The future of the revolutionary political party of labor in the United States lies with the left wing conference in Chicago. It has no need to look back to the moribund movement that is left in the hands of Thomas and Tyler. The revolutionary possibilities of the old SP have been exhausted. Substantially all that was life-worthy in it, capable of assimilating revolutionary ideas and carrying out serious socialist action, is now associated with the left wing. The tasks before the new party which will be established in Chicago are truly enormous, and the difficulties not less so. But the prospects of growth are sure, and the convictions of the revolutionists are firm.
The new party will not have to invent new formulae or new principles.
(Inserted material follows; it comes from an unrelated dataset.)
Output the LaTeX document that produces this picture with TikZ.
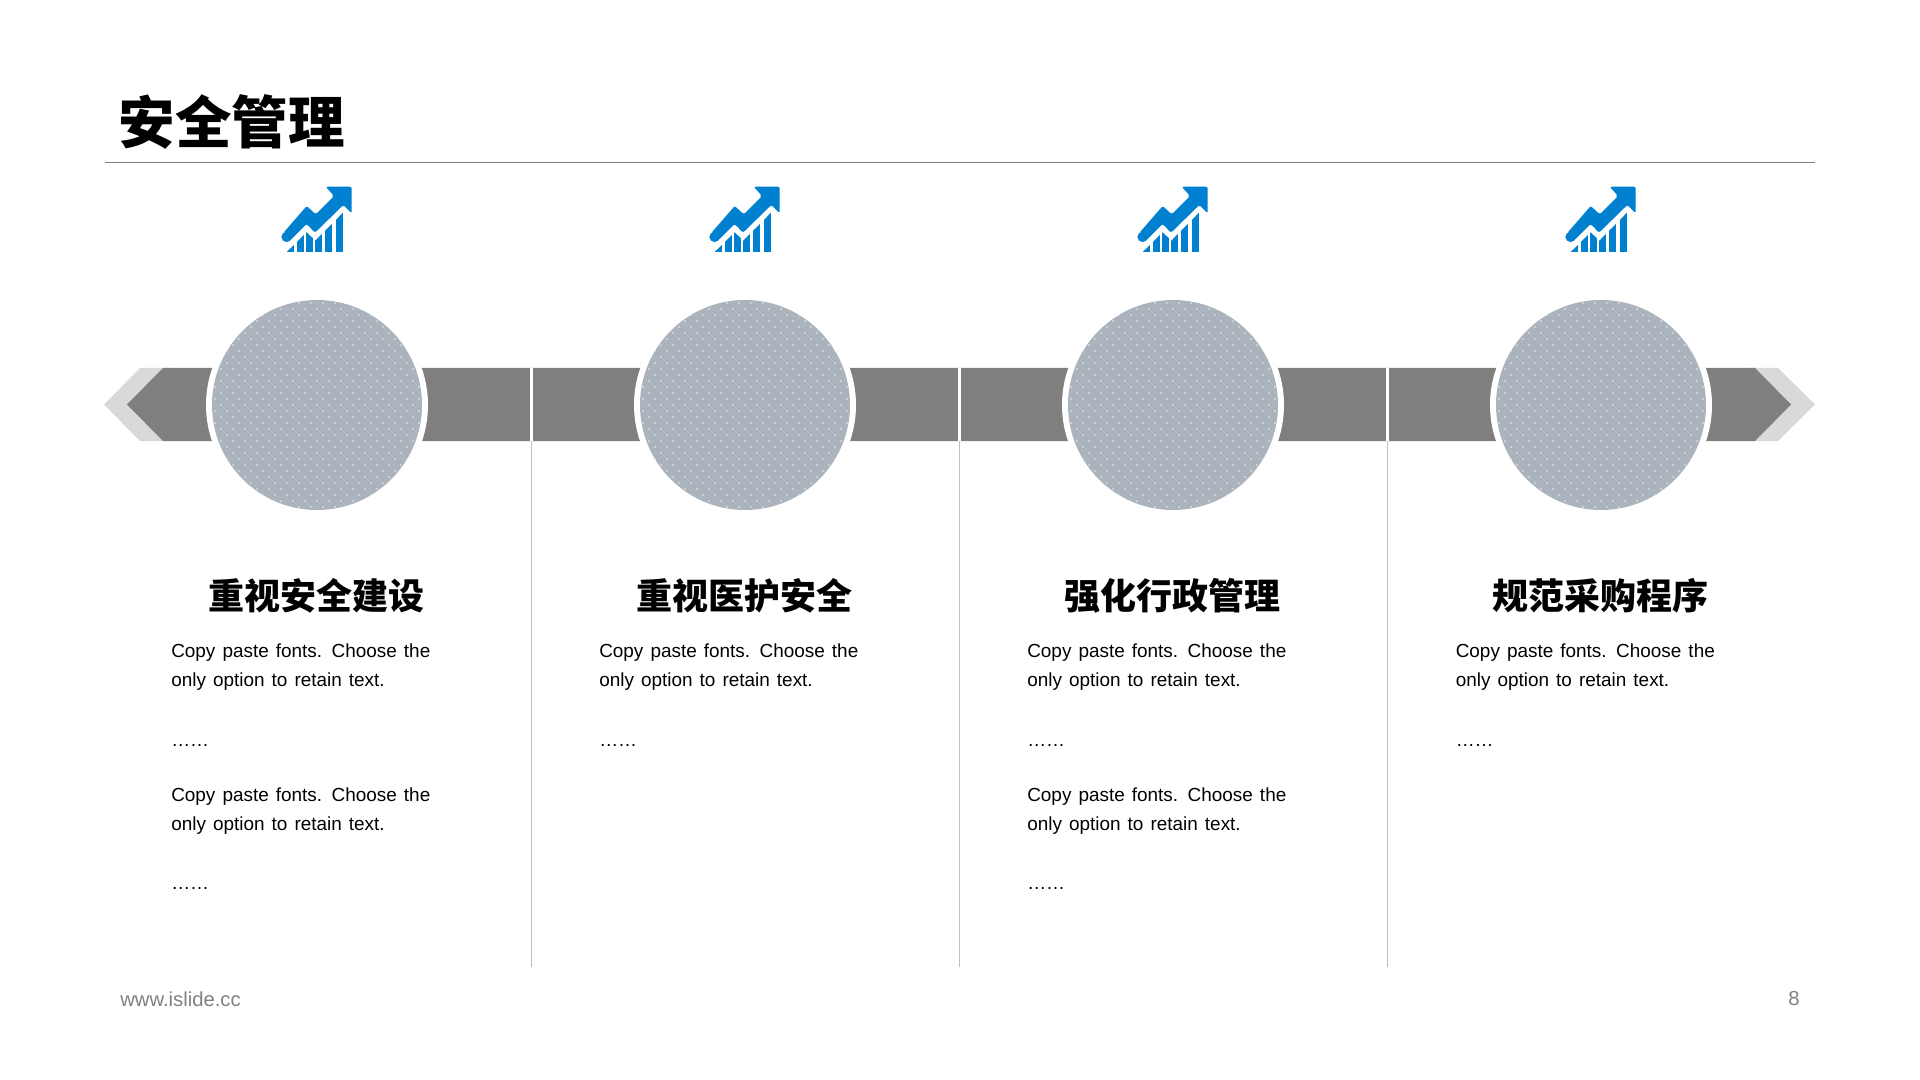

It starts with the principles that have withstood the assault of time and the test of the class struggle. It will appear as the American section of the Fourth International, which stands on the granite foundation of the experiences and lessons of almost a century of the revolutionary movement. Its ideas are invincible and, once fused with the rising American working class, they will create a movement that marches irresistibly to the final triumph.